-- Data block start --

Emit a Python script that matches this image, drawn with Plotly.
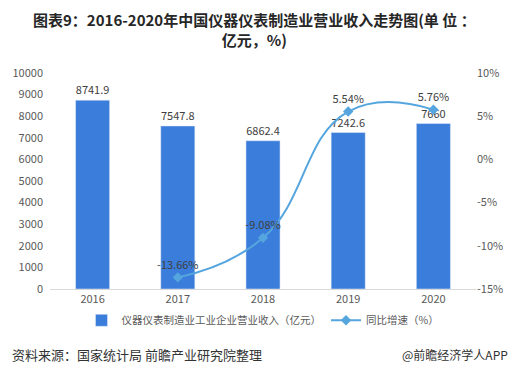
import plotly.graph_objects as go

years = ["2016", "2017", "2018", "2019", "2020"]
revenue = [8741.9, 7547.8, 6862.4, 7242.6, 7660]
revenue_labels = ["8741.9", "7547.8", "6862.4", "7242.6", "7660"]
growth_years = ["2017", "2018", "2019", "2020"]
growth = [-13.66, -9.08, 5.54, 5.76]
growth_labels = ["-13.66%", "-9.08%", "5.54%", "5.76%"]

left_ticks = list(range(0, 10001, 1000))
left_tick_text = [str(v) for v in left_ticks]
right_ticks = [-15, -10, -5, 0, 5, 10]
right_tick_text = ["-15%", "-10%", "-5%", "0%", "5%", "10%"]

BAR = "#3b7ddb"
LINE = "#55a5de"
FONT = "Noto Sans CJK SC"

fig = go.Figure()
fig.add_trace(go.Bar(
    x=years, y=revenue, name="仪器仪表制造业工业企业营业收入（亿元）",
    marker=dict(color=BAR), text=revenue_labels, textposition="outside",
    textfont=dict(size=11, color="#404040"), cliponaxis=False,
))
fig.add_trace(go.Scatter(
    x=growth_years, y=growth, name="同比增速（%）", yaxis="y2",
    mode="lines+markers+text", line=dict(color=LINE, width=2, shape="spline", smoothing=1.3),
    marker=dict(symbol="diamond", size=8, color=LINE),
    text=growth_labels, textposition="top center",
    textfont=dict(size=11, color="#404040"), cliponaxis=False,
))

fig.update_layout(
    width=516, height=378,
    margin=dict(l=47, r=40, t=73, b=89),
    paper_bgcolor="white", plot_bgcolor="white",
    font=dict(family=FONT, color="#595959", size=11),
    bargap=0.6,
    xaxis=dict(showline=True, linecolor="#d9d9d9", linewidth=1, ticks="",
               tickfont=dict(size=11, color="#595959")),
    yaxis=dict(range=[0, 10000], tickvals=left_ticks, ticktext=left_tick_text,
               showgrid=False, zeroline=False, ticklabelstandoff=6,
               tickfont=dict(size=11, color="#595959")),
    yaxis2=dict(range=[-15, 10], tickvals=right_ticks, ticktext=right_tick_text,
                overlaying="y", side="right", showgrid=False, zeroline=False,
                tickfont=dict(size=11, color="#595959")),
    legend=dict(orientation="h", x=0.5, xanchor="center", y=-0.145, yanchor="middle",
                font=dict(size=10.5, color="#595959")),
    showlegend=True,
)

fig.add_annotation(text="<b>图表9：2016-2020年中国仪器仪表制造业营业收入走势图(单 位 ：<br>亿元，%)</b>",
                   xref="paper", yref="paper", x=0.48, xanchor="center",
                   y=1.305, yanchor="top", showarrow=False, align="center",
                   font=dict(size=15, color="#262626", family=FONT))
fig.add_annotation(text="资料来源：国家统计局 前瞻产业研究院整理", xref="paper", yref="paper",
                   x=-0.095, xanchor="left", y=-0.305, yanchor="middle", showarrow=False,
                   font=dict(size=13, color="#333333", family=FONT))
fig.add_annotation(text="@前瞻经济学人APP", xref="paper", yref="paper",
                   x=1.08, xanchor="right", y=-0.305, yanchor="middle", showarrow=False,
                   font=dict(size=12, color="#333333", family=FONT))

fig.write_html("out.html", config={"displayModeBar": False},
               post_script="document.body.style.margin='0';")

-- Data block end --

Work to be completed:
Extract every line of the data exactly; pictures stay out.

Written response:
Emit a Python script that matches this image, drawn with Plotly.
import plotly.graph_objects as go

years = ["2016", "2017", "2018", "2019", "2020"]
revenue = [8741.9, 7547.8, 6862.4, 7242.6, 7660]
revenue_labels = ["8741.9", "7547.8", "6862.4", "7242.6", "7660"]
growth_years = ["2017", "2018", "2019", "2020"]
growth = [-13.66, -9.08, 5.54, 5.76]
growth_labels = ["-13.66%", "-9.08%", "5.54%", "5.76%"]

left_ticks = list(range(0, 10001, 1000))
left_tick_text = [str(v) for v in left_ticks]
right_ticks = [-15, -10, -5, 0, 5, 10]
right_tick_text = ["-15%", "-10%", "-5%", "0%", "5%", "10%"]

BAR = "#3b7ddb"
LINE = "#55a5de"
FONT = "Noto Sans CJK SC"

fig = go.Figure()
fig.add_trace(go.Bar(
    x=years, y=revenue, name="仪器仪表制造业工业企业营业收入（亿元）",
    marker=dict(color=BAR), text=revenue_labels, textposition="outside",
    textfont=dict(size=11, color="#404040"), cliponaxis=False,
))
fig.add_trace(go.Scatter(
    x=growth_years, y=growth, name="同比增速（%）", yaxis="y2",
    mode="lines+markers+text", line=dict(color=LINE, width=2, shape="spline", smoothing=1.3),
    marker=dict(symbol="diamond", size=8, color=LINE),
    text=growth_labels, textposition="top center",
    textfont=dict(size=11, color="#404040"), cliponaxis=False,
))

fig.update_layout(
    width=516, height=378,
    margin=dict(l=47, r=40, t=73, b=89),
    paper_bgcolor="white", plot_bgcolor="white",
    font=dict(family=FONT, color="#595959", size=11),
    bargap=0.6,
    xaxis=dict(showline=True, linecolor="#d9d9d9", linewidth=1, ticks="",
               tickfont=dict(size=11, color="#595959")),
    yaxis=dict(range=[0, 10000], tickvals=left_ticks, ticktext=left_tick_text,
               showgrid=False, zeroline=False, ticklabelstandoff=6,
               tickfont=dict(size=11, color="#595959")),
    yaxis2=dict(range=[-15, 10], tickvals=right_ticks, ticktext=right_tick_text,
                overlaying="y", side="right", showgrid=False, zeroline=False,
                tickfont=dict(size=11, color="#595959")),
    legend=dict(orientation="h", x=0.5, xanchor="center", y=-0.145, yanchor="middle",
                font=dict(size=10.5, color="#595959")),
    showlegend=True,
)

fig.add_annotation(text="<b>图表9：2016-2020年中国仪器仪表制造业营业收入走势图(单 位 ：<br>亿元，%)</b>",
                   xref="paper", yref="paper", x=0.48, xanchor="center",
                   y=1.305, yanchor="top", showarrow=False, align="center",
                   font=dict(size=15, color="#262626", family=FONT))
fig.add_annotation(text="资料来源：国家统计局 前瞻产业研究院整理", xref="paper", yref="paper",
                   x=-0.095, xanchor="left", y=-0.305, yanchor="middle", showarrow=False,
                   font=dict(size=13, color="#333333", family=FONT))
fig.add_annotation(text="@前瞻经济学人APP", xref="paper", yref="paper",
                   x=1.08, xanchor="right", y=-0.305, yanchor="middle", showarrow=False,
                   font=dict(size=12, color="#333333", family=FONT))

fig.write_html("out.html", config={"displayModeBar": False},
               post_script="document.body.style.margin='0';")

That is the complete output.